In der Fahrerwertung bringt das dem Spanier Alonso nach dem zwölften von 19 Läufen 36Punkte Vorsprung auf Räikkönen und 40 auf Schumacher.

Es staubt, scheppert, raucht

"Das war ein fantastischer Tag", freute sich Alonso, "fast ein wenig langweilig." Räikkönen verließ kommentarlos die Strecke. "Es ist ein frustrierend", stöhnte Montoya. Mercedes-Sportchef Norbert Haug grollte im ersten Ärger: "Unsere Zuverlässigkeit muss so gut wie unser Tempo werden."

Die Niederlage kommt einer Entscheidung im Streit um den Fahrertitel gleich. So zuverlässig wie die Renaults unterwegs sind und so souverän wie Alonso mit dem Druck umgeht, wird er sich die Chance, zum jüngsten Meister der Serie aufzusteigen, kaum mehr nehmen lassen.

Auch in Hockenheim umkurvte er alle brenzligen Situationen spielerisch. Nach den ersten hundert Metern vollführt die Strecke einen scharfen Rechtsknick. Dort staubt, scheppert oder raucht es bei so gut wie jedem Rennen, und auch bei der Formel 1 brachte der Start das erwartete Durcheinander. Takuma Sato geriet mit einem Rivalen aneinander, Rubens Barrichello mit Jacques Villeneuve.

An der Spitze reihten sich die Autos allerdings in der Folge auf, die nach der Qualifikation nahe lag. Räikkönen stürmte vom besten Startplatz aus als Erster in die erste Biegung. Alonso kam ihm zwar nahe, im letzten Moment aber doch nicht vorbei.

Dahinter sortierten sich die Verfolger in der Farbfolge rot, weiß, hellblau: Michael Schumacher vor Button (BAR-Honda) und Fisichella (Renault). So blieb es. Quälend lange.

Erst, als den Autos nach und nach der Treibstoff ausging, kam wieder Bewegung ins Feld. Button hielt in der 21. Runde zum ersten Mal an der Box. Alonso und Michael Schumacher kamen zwei Umdrehungen später. Räikkönen absolvierte noch einmal zwei Umläufe mehr, was die Überlegenheit des McLarens an diesem Wochenende noch einmal unterstrich: Räikkönen war seine überlegene Runde in der Qualifikation mit mehr Benzin und damit mehr Ballast geglückt, als seine Widersacher trugen.

Wie schon bei den vergangenen Wettfahrten hätte McLaren in Hockenheim mit beiden Wagen dominieren und den Rückstand auf Alonso verkürzen können.

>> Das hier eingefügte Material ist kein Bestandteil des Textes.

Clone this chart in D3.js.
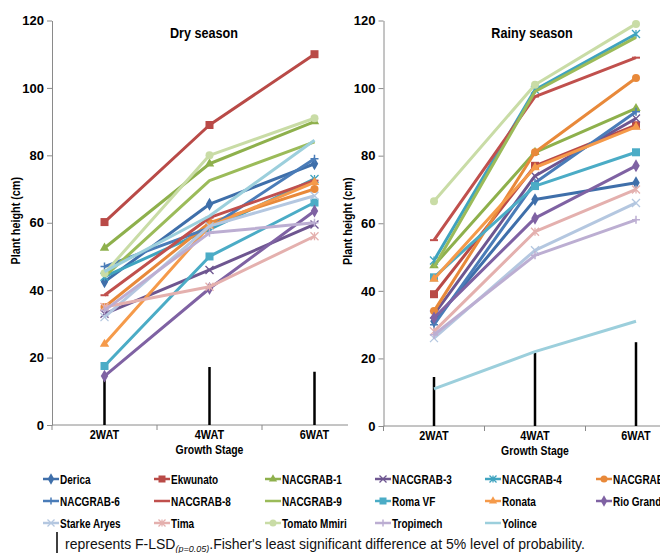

In Montreal scheiterte der Plan, weil Montoya nach einem Abstecher in die Boxengasse eine rote Ampel ignorierte und disqualifiziert wurde. In Magny-Cours und in Silverstone gingen an den Trainingstagen bei Räikkönen zwei Motoren kaputt, was ihm eine Strafversetzung in der Startaufstellung einbrachte.

Die gleiche Strafe war zuvor schon Montoya in Monaco widerfahren, als er bei den Übungsläufen auf einem schwer einsehbaren Teil der Strecke ungebührend bummelte. In Bahrain und in Imola entgingen der Equipe Punkte, weil Montoya wegen eines Sportunfalls fehlte. Die Serie aus Pech und Unvermögen - sie nimmt einfach kein Ende.

Zu viel gewollt

Der Hockenheimring ist das Heimrennen von Teilhaber Mercedes. Markenvorstand Eckhard Cordes war zu diesem Anlass bereits am Samstag an die Asphaltschleife gekommen, Konzernchef Jürgen Schrempp rückte am Sonntag mit Kind und Kindermädchen an.

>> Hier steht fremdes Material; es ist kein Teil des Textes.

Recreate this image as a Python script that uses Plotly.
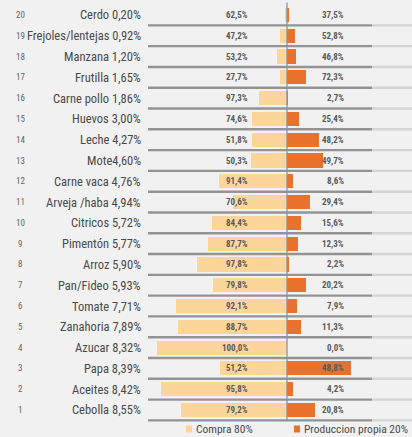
import plotly.graph_objects as go

ranks = list(range(1, 21))
names = ["Cebolla", "Aceites", "Papa", "Azucar", "Zanahoria", "Tomate", "Pan/Fideo",
         "Arroz", "Pimentón", "Citricos", "Arveja /haba", "Carne vaca", "Mote",
         "Leche", "Huevos", "Carne pollo", "Frutilla", "Manzana",
         "Frejoles/lentejas", "Cerdo"]
share = [8.55, 8.42, 8.39, 8.32, 7.89, 7.71, 5.93, 5.90, 5.77, 5.72, 4.94, 4.76,
         4.60, 4.27, 3.00, 1.86, 1.65, 1.20, 0.92, 0.20]
compra = [79.2, 95.8, 51.2, 100.0, 88.7, 92.1, 79.8, 97.8, 87.7, 84.4, 70.6, 91.4,
          50.3, 51.8, 74.6, 97.3, 27.7, 53.2, 47.2, 62.5]
propia = [20.8, 4.2, 48.8, 0.0, 11.3, 7.9, 20.2, 2.2, 12.3, 15.6, 29.4, 8.6,
          49.7, 48.2, 25.4, 2.7, 72.3, 46.8, 52.8, 37.5]
legend_names = ["Compra 80%", "Produccion propia 20%"]

W, H = 412, 437
C_COMPRA = "#fcd59b"
C_PROPIA = "#e8712b"
TXT = "#4a4a4a"
FONT = "Liberation Sans Narrow, Arial Narrow, Roboto Condensed, sans-serif"

def fmt(v):
    return f"{v:.1f}".replace(".", ",") + "%"

def sfmt(v):
    return f"{v:.2f}".replace(".", ",") + "%"

px_per_unit = 15.6
cx = 287
def dx(px):
    return (px - cx) / px_per_unit

YMIN, YMAX = -0.30, 20.72
def py_paper(yv):
    return (yv - YMIN) / (YMAX - YMIN)

x_compra = [-s * c / 100 for s, c in zip(share, compra)]
x_propia = [s * p / 100 for s, p in zip(share, propia)]

fig = go.Figure()

shapes = []
# row separator lines as thin rectangles in paper coordinates
for r in ranks:
    yc = py_paper(r - 0.5)
    hh = 1.2 / H
    shapes.append(dict(type="rect", xref="paper", yref="paper", x0=148 / W, x1=372 / W,
                       y0=yc - hh, y1=yc + hh, fillcolor="#939393", line=dict(width=0)))
    shapes.append(dict(type="rect", xref="paper", yref="paper", x0=372 / W, x1=1.0,
                       y0=yc - hh, y1=yc + hh, fillcolor="#d4d4d4", line=dict(width=0)))

fig.add_trace(go.Bar(y=ranks, x=x_compra, orientation="h", name=legend_names[0],
                     marker=dict(color=C_COMPRA, line=dict(width=0)), width=0.68))
fig.add_trace(go.Bar(y=ranks, x=x_propia, orientation="h", name=legend_names[1],
                     marker=dict(color=C_PROPIA, line=dict(width=0)), width=0.68))

# center line
shapes.append(dict(type="line", xref="x", yref="y", x0=0, x1=0, y0=0.5, y1=20.6,
                   line=dict(color="#8795a3", width=1.3)))

annotations = []
for r, n, s, c, p in zip(ranks, names, share, compra, propia):
    sep = "" if n == "Mote" else " "
    annotations.append(dict(x=20 / W, xref="paper", y=r, yref="y", text=str(r),
                            showarrow=False, xanchor="center",
                            font=dict(size=9, color="#666", family=FONT)))
    annotations.append(dict(x=143 / W, xref="paper", y=r, yref="y", text=f"{n}{sep}{sfmt(s)}",
                            showarrow=False, xanchor="right",
                            font=dict(size=12.5, color=TXT, family=FONT)))
    annotations.append(dict(x=250 / W, xref="paper", y=r, yref="y", text=f"<b>{fmt(c)}</b>",
                            showarrow=False, xanchor="right",
                            font=dict(size=9, color="#5a5a5a", family=FONT)))
    annotations.append(dict(x=346 / W, xref="paper", y=r, yref="y", text=f"<b>{fmt(p)}</b>",
                            showarrow=False, xanchor="right",
                            font=dict(size=9, color="#5a5a5a", family=FONT)))

# manual legend
leg_y = 429
for (sx, tx, col, name) in [(186, 194, C_COMPRA, legend_names[0]),
                            (294, 302, C_PROPIA, legend_names[1])]:
    shapes.append(dict(type="rect", xref="paper", yref="paper",
                       x0=sx / W, x1=(sx + 6) / W,
                       y0=(H - leg_y - 3.5) / H, y1=(H - leg_y + 3.5) / H,
                       fillcolor=col, line=dict(width=0)))
    annotations.append(dict(x=tx / W, xref="paper", y=(H - leg_y) / H, yref="paper",
                            text=name, showarrow=False, xanchor="left", yanchor="middle",
                            font=dict(size=11.5, color=TXT, family=FONT)))

fig.update_layout(
    width=W, height=H,
    margin=dict(l=0, r=0, t=0, b=0),
    paper_bgcolor="#f1f1f1", plot_bgcolor="rgba(0,0,0,0)",
    barmode="relative", bargap=0,
    showlegend=False,
    xaxis=dict(range=[dx(0), dx(W)], visible=False, fixedrange=True),
    yaxis=dict(range=[YMIN, YMAX], visible=False, fixedrange=True),
    shapes=shapes, annotations=annotations,
    font=dict(family=FONT),
)
fig.write_html("out.html")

Die Mercedes-Arena war die einzige wirklich gut gefüllte Tribüne. In der Einführungsrunde hielten die 6000 Zuschauer dort unterschiedlich gefärbte Schildchen vors Gesicht, so dass aus der Ferne betrachtet die Aufforderung entstand: "Go Kimi, Go Juan."

Auf Platz eins kam keiner der beiden, weil dieses Mal menschliches und technisches Versagen zusammentrafen. Montoya hat sich selbst zuzuschreiben, dass er nicht gewann, obwohl er im schnellsten Auto saß.

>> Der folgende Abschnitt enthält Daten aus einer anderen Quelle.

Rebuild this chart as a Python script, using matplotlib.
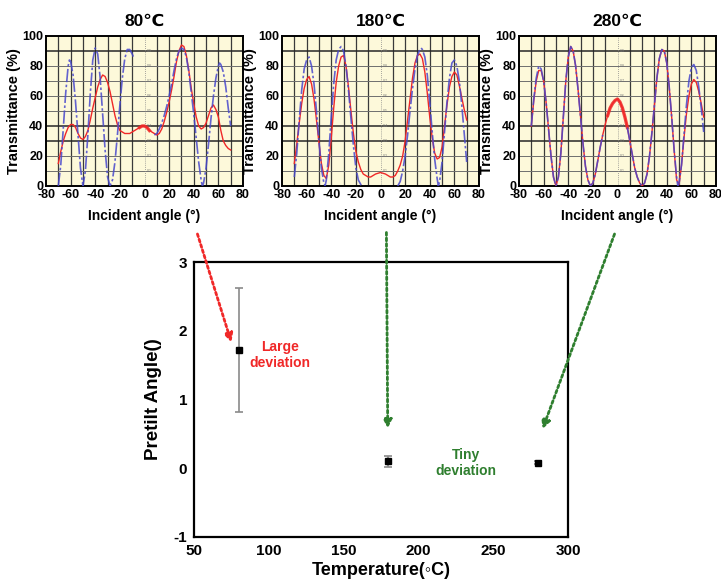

Auf der Qualifikationsrunde hatte er schlicht zu viel gewollt. Nach der zweiten von drei Zwischenzeiten war klar, dass er hinter Räikkönen mühelos den zweiten oder den dritten Rang würde belegen können, was mit Blick auf einen doppelten Erfolg viel wert gewesen wäre.

Doch Montoya wollte mehr: Er wollte am Start endlich einmal vor Räikkönen stehen. Er wollte ganz vorne stehen. In der letzten Kurve übertrieb es der Kolumbianer. Er verlor die Kontrolle über seinen Wagen, woraufhin der sich in einen Reifenstapel bohrte.

"Ich habe einen Fehler gemacht", gab Montoya zu, tönte aber gleich: "Ich bin nicht hier, um Zweiter zu werden. Wenn das Team so einen Fahrer will, hätte es einen anderen verpflichten müssen." Diese Einstellung wird Alonso bald den Titel bringen.